Campaign hammer and tongs are out unusually early
| WASHINGTON
The British historian Denis Brogan once wrote, with admiration, about how a truly marvelous political process in the United States somehow brought together people who really were so far apart: geographically, ethnically, racially, religiously, and in their feelings about the direction their leaders should take their country.
He wrote that the long campaign for president, filled with cheering and boisterousness at the political conventions, and then followed by accusations and debate between the party nominees, somehow became the glue that brought the country together.
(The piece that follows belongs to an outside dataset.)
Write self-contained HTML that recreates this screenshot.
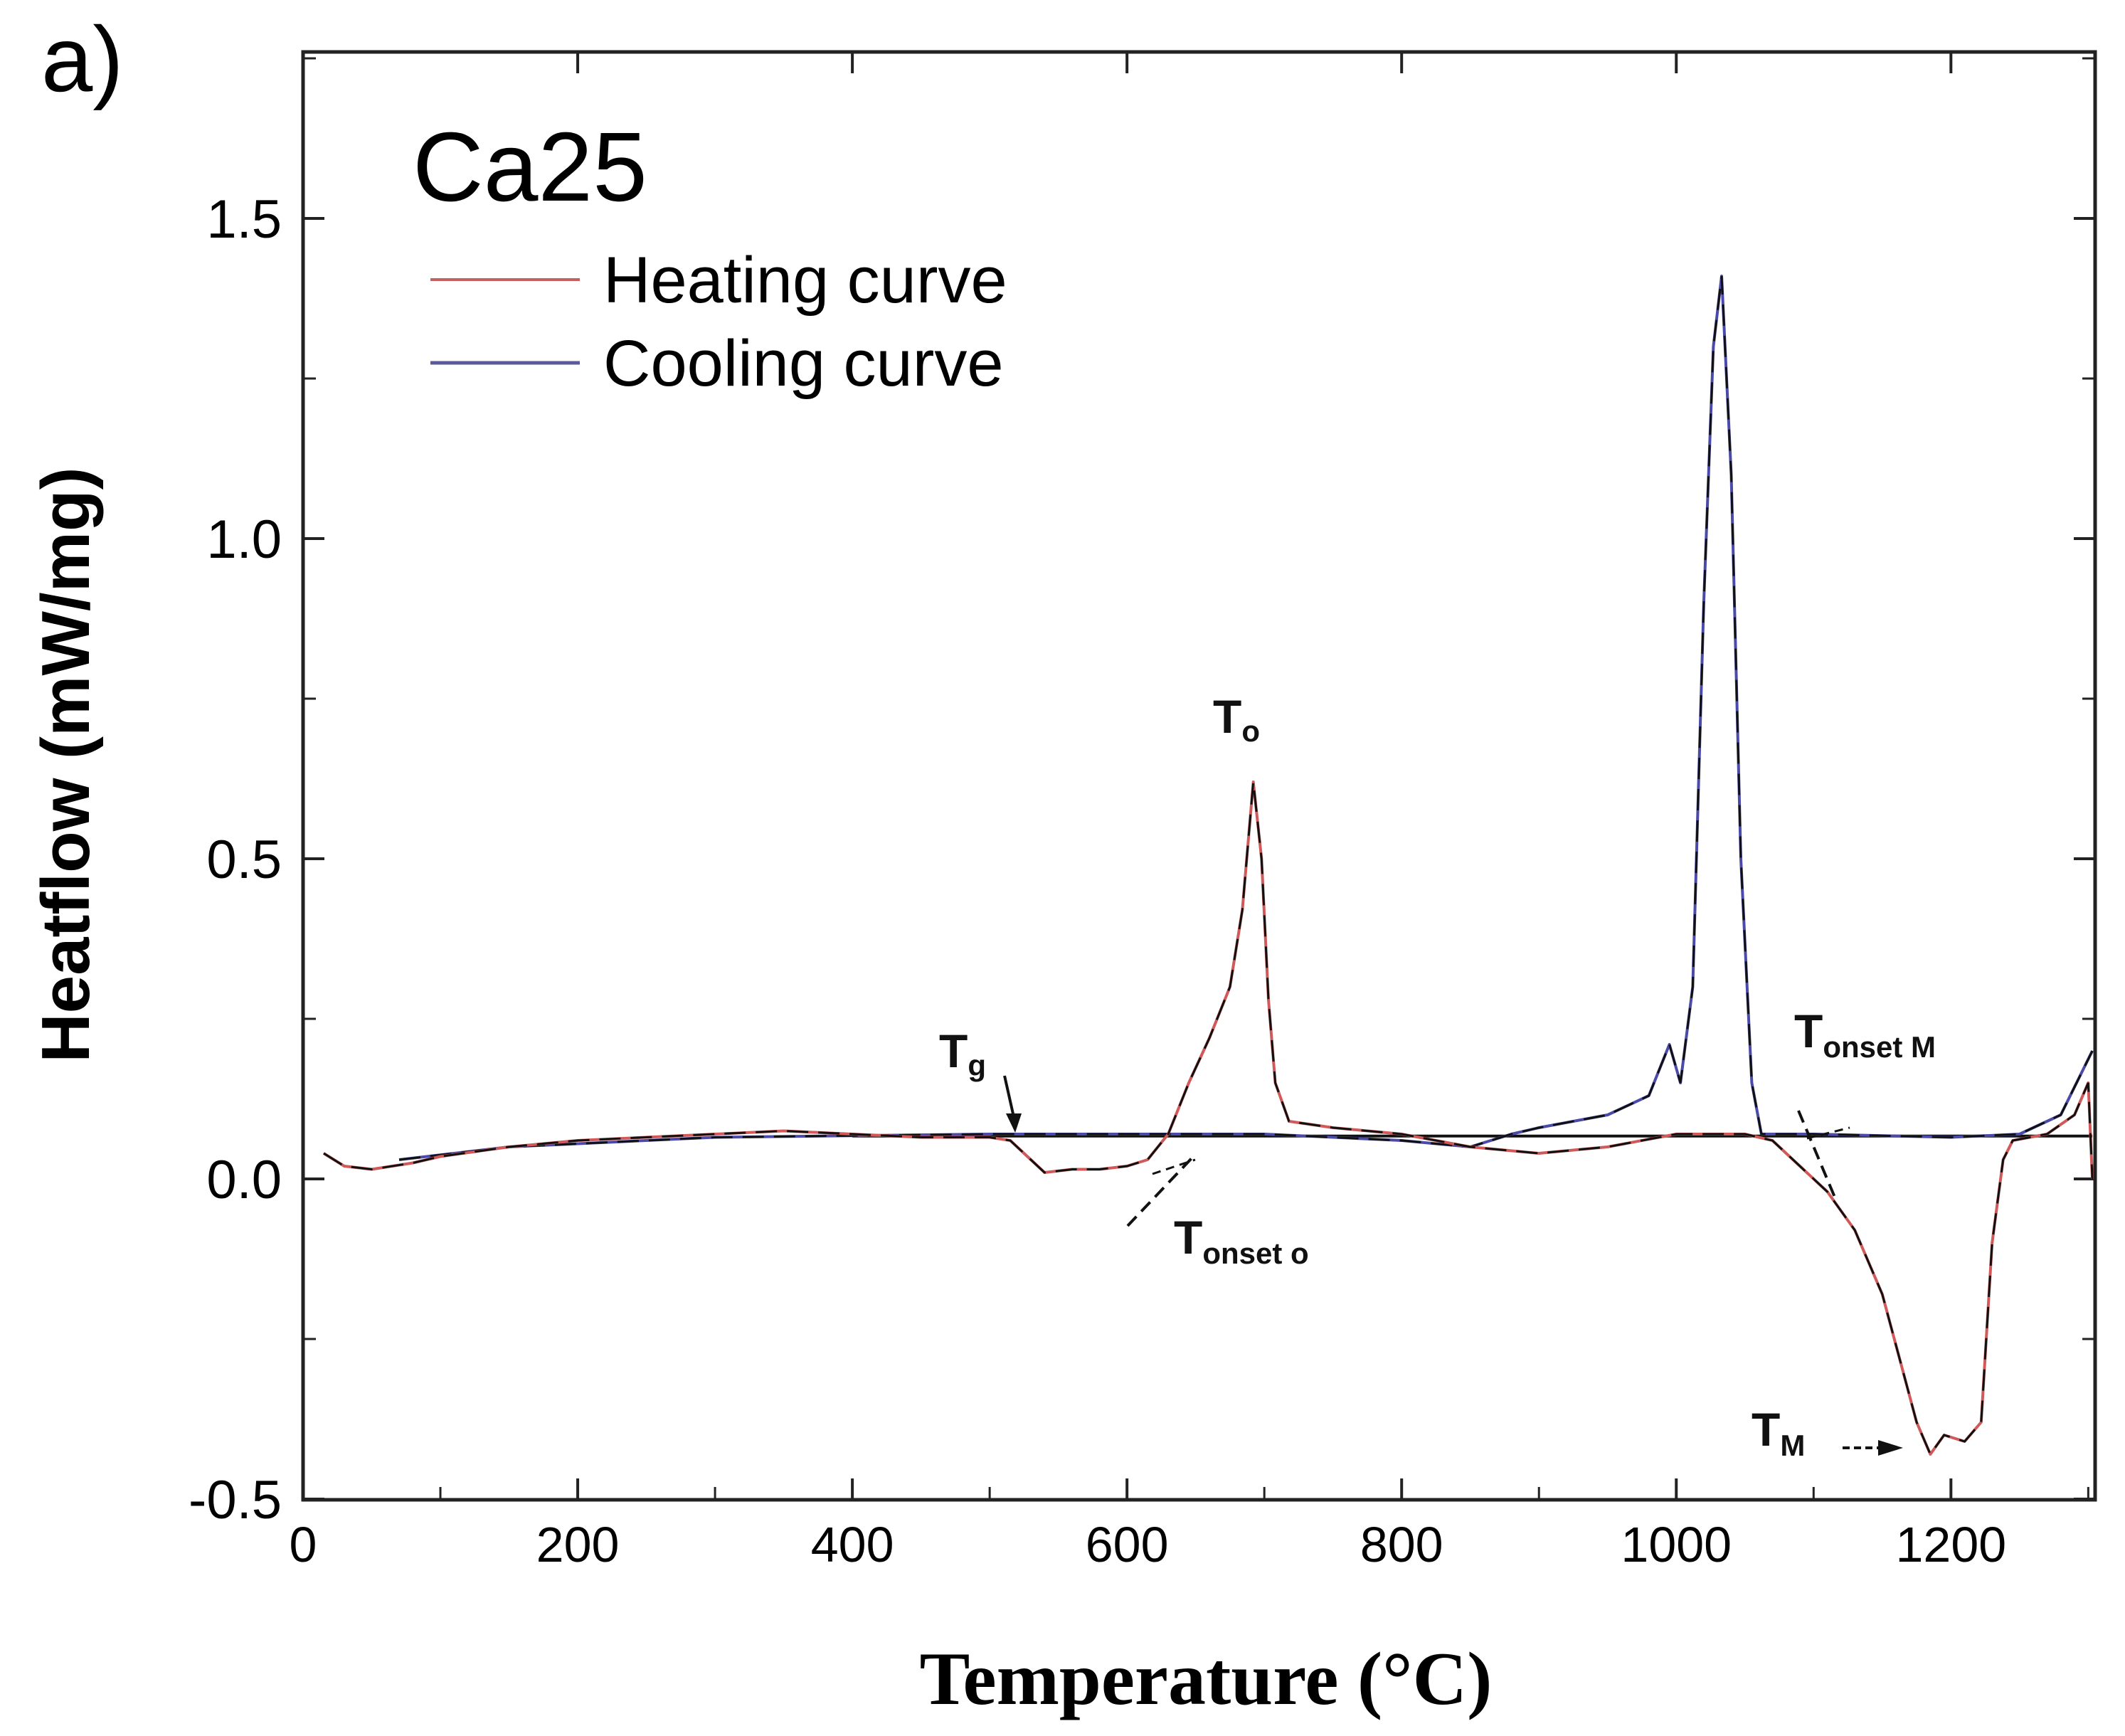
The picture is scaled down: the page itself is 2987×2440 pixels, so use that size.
<!DOCTYPE html>
<html><head><meta charset="utf-8"><style>
html,body{margin:0;padding:0;background:#fff;width:2987px;height:2440px;overflow:hidden}
svg text{font-family:"Liberation Sans",sans-serif}
</style></head><body>
<svg id="chart" width="2987" height="2440" viewBox="0 0 2987 2440" xmlns="http://www.w3.org/2000/svg">
<text x="58" y="128" font-size="130">a)</text>
<rect x="426" y="73" width="2519" height="2035" fill="none" stroke="#222" stroke-width="5"/>
<g id="ticks"></g>
<g id="series"></g>
<text x="580" y="282" font-size="138">Ca25</text>
<line x1="605" y1="393" x2="815" y2="393" stroke="#c46060" stroke-width="4"/>
<text x="848" y="425" font-size="92">Heating curve</text>
<line x1="605" y1="510" x2="815" y2="510" stroke="#5a5a9a" stroke-width="5"/>
<text x="848" y="542" font-size="92">Cooling curve</text>
<text transform="translate(125,1075) rotate(-90)" text-anchor="middle" font-size="96" font-weight="bold">Heatflow (mW/mg)</text>
<text x="1695" y="2395" text-anchor="middle" font-size="106" font-weight="bold" style="font-family:'Liberation Serif',serif">Temperature (°C)</text>
<g font-weight="bold" fill="#111">
<text x="1320" y="1500" font-size="66">T<tspan font-size="42" dy="12">g</tspan></text>
<line x1="1412" y1="1512" x2="1425" y2="1570" stroke="#111" stroke-width="4"/>
<polygon points="1414,1565 1436,1565 1427,1592" fill="#111"/>
<text x="1705" y="1030" font-size="66">T<tspan font-size="42" dy="12">o</tspan></text>
<text x="1650" y="1762" font-size="66">T<tspan font-size="42" dy="14">onset o</tspan></text>
<text x="2522" y="1472" font-size="66">T<tspan font-size="42" dy="14">onset M</tspan></text>
<text x="2462" y="2032" font-size="66">T<tspan font-size="42" dy="14">M</tspan></text>
<line x1="2590" y1="2035" x2="2650" y2="2035" stroke="#111" stroke-width="4" stroke-dasharray="10,6"/>
<polygon points="2640,2024 2675,2035 2640,2046" fill="#111"/>
<line x1="1585" y1="1723" x2="1675" y2="1628" stroke="#111" stroke-width="4" stroke-dasharray="18,10"/>
<line x1="1620" y1="1650" x2="1680" y2="1630" stroke="#111" stroke-width="3" stroke-dasharray="12,8"/>
<line x1="2528" y1="1561" x2="2580" y2="1685" stroke="#111" stroke-width="4" stroke-dasharray="18,10"/>
<line x1="2540" y1="1600" x2="2600" y2="1585" stroke="#111" stroke-width="3" stroke-dasharray="12,8"/>
</g>
</svg>
<script>
const xTicks=[0,200,400,600,800,1000,1200];
const xMinor=[100,300,500,700,900,1100,1300];
const yTicks=[-0.5,0.0,0.5,1.0,1.5];
const yTickLabels=["-0.5","0.0","0.5","1.0","1.5"];
const yMinor=[-0.25,0.25,0.75,1.25,1.75];
const heatT=[15,30,50,80,100,150,200,300,350,400,450,500,515,530,540,560,580,600,615,630,645,660,675,684,692,698,703,708,718,750,800,850,900,950,1000,1050,1070,1090,1110,1130,1150,1165,1175,1185,1195,1210,1222,1230,1238,1245,1270,1290,1300,1303];
const heatV=[0.04,0.02,0.015,0.025,0.035,0.05,0.06,0.07,0.075,0.07,0.065,0.065,0.06,0.03,0.01,0.015,0.015,0.02,0.03,0.07,0.15,0.22,0.3,0.42,0.62,0.5,0.28,0.15,0.09,0.08,0.07,0.05,0.04,0.05,0.07,0.07,0.06,0.02,-0.02,-0.08,-0.18,-0.3,-0.38,-0.43,-0.4,-0.41,-0.38,-0.1,0.03,0.06,0.07,0.1,0.15,0.0];
const coolT=[70,150,300,500,700,800,850,880,900,950,980,995,1003,1012,1020,1027,1033,1040,1047,1055,1062,1100,1200,1250,1280,1303];
const coolV=[0.03,0.05,0.065,0.07,0.07,0.06,0.05,0.07,0.08,0.1,0.13,0.21,0.15,0.3,0.9,1.3,1.41,1.1,0.5,0.15,0.07,0.07,0.065,0.07,0.1,0.2];
const baseT=[400,1303];
const baseV=[0.067,0.067];
const X=t=>426+(t/1305)*2519;
const Y=v=>1657-v*900;
const NS="http://www.w3.org/2000/svg";
const tg=document.getElementById('ticks');
function mk(tag,attrs,parent){const e=document.createElementNS(NS,tag);for(const k in attrs)e.setAttribute(k,attrs[k]);parent.appendChild(e);return e;}
xTicks.forEach(t=>{
 const l=mk('line',{x1:X(t),x2:X(t),y1:2108,y2:2078,stroke:'#222','stroke-width':4},tg);
 
 
 const l2=mk('line',{x1:X(t),x2:X(t),y1:73,y2:103,stroke:'#222','stroke-width':4},tg);
 
 
 const tx=mk('text',{x:X(t),y:2195,'text-anchor':'middle','font-size':70},tg);
 tx.textContent=t;
 
 
});
xMinor.forEach(t=>{
 const l=mk('line',{x1:X(t),x2:X(t),y1:2108,y2:2090,stroke:'#222','stroke-width':3},tg);
 
 
});
yTicks.forEach((v,i)=>{
 const l=mk('line',{x1:426,x2:456,y1:Y(v),y2:Y(v),stroke:'#222','stroke-width':4},tg);
 
 
 const l2=mk('line',{x1:2945,x2:2915,y1:Y(v),y2:Y(v),stroke:'#222','stroke-width':4},tg);
 
 
 const tx=mk('text',{x:396,y:Y(v)+27,'text-anchor':'end','font-size':76},tg);
 tx.textContent=yTickLabels[i];
 
 
});
yMinor.forEach(v=>{
 const l=mk('line',{x1:426,x2:444,y1:Y(v),y2:Y(v),stroke:'#222','stroke-width':3},tg);
 
 
 const l2=mk('line',{x1:2945,x2:2927,y1:Y(v),y2:Y(v),stroke:'#222','stroke-width':3},tg);
 
 
});
const sg=document.getElementById('series');
function pts(ts,vs){return ts.map((t,i)=>X(t).toFixed(1)+','+Y(vs[i]).toFixed(1)).join(' ');}
const b=mk('polyline',{points:pts(baseT,baseV),fill:'none',stroke:'#111','stroke-width':4},sg);


const c=mk('polyline',{points:pts(coolT,coolV),fill:'none',stroke:'#4a4aa8','stroke-width':4,'stroke-linejoin':'round'},sg);


const cd=mk('polyline',{points:pts(coolT,coolV),fill:'none',stroke:'#111','stroke-width':3,'stroke-dasharray':'30,14'},sg);


const h=mk('polyline',{points:pts(heatT,heatV),fill:'none',stroke:'#d05a5a','stroke-width':4,'stroke-linejoin':'round'},sg);


const hd=mk('polyline',{points:pts(heatT,heatV),fill:'none',stroke:'#111','stroke-width':3,'stroke-dasharray':'30,14'},sg);


</script>
</body></html>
He concluded that this process provided a way in which the voters could "let off steam" before they went to the polls, chose a president, and then buried their differences while uniting behind their chosen leader. "Better than using guns" to settle their differences, he observed.
Mr. Brogan, writing a half-century ago, had it right: That's the odd but admirable way our presidential succession comes about - when our new president takes office in the wake of this unifying process. But Brogan could well have added that whatever unity came about through this process might or might not hold for long after the election.
What is new to me - and I'm now looking back on 50 years of watching presidential campaigns quite closely as a political writer - is candidates going after each other with hammer and tongs this early.
Also, it's quite apparent that President Bush's 2000 election was not the unifying influence that Brogan was writing about. It's true that in the wake of Sept. 11, Mr. Bush was widely perceived as an outstanding leader and his response to terrorism drew the backing of Democrats. But that didn't last long. A widely unpopular Iraq war and severe job losses have reignited an anti-Bush feeling that carried over from an election that many Democrats believe he stole from Al Gore.
And now, of course, the air is filled with rancor as the Democrats and Republicans exchange jabs over the question of whether the Bush White House did enough to deter terrorism before Sept. 11.
The commission looking into the Sept. 11 attacks has disclosed that the Bush and Clinton administrations varied little in their approach to the terrorism threat. But the Democrats keep after the president, contending:
• Sept. 11 happened on Bush's watch, hence the burden of responsibility falls on him, not Clinton.
• Bush has been derelict in taking his eye off the real enemy, Al Qaeda, while leading the US into a needless war against Iraq.
I've witnessed the kind of anger in today's dissent only twice: During the Vietnam period, and years before that when I was a young man and Franklin D. Roosevelt was stirring up the wrath of millions even as he was bringing hope to millions with the government reforms he pushed into law.
The question today is this: Can a president who didn't really start out with the popular vote on his side - and who is faced with huge problems and a feisty opponent who certainly looks more formidable than Al Gore - win another four years in the White House?
The charge by the president's former counterterrorism chief, Richard A. Clarke, that Bush lacked urgency in his approach to terrorism and that he steered the US into a needless war, at first damaged the president politically. But on March 30th a Gallup Poll showed that after trailing Kerry for much of the primary season, Bush had rallied to edge ahead of the Democrat 49 percent to 46 percent among registered voters.
Events that will occur in the coming months could well give Bush a boost. The trial of Saddam Hussein will remind voters that Bush was the president responsible for his ouster and capture. Then Osama bin Laden might be captured. And a strengthening economy might take Kerry's biggest issue away from him.
And - oh, yes - there's Ralph Nader lurking out there.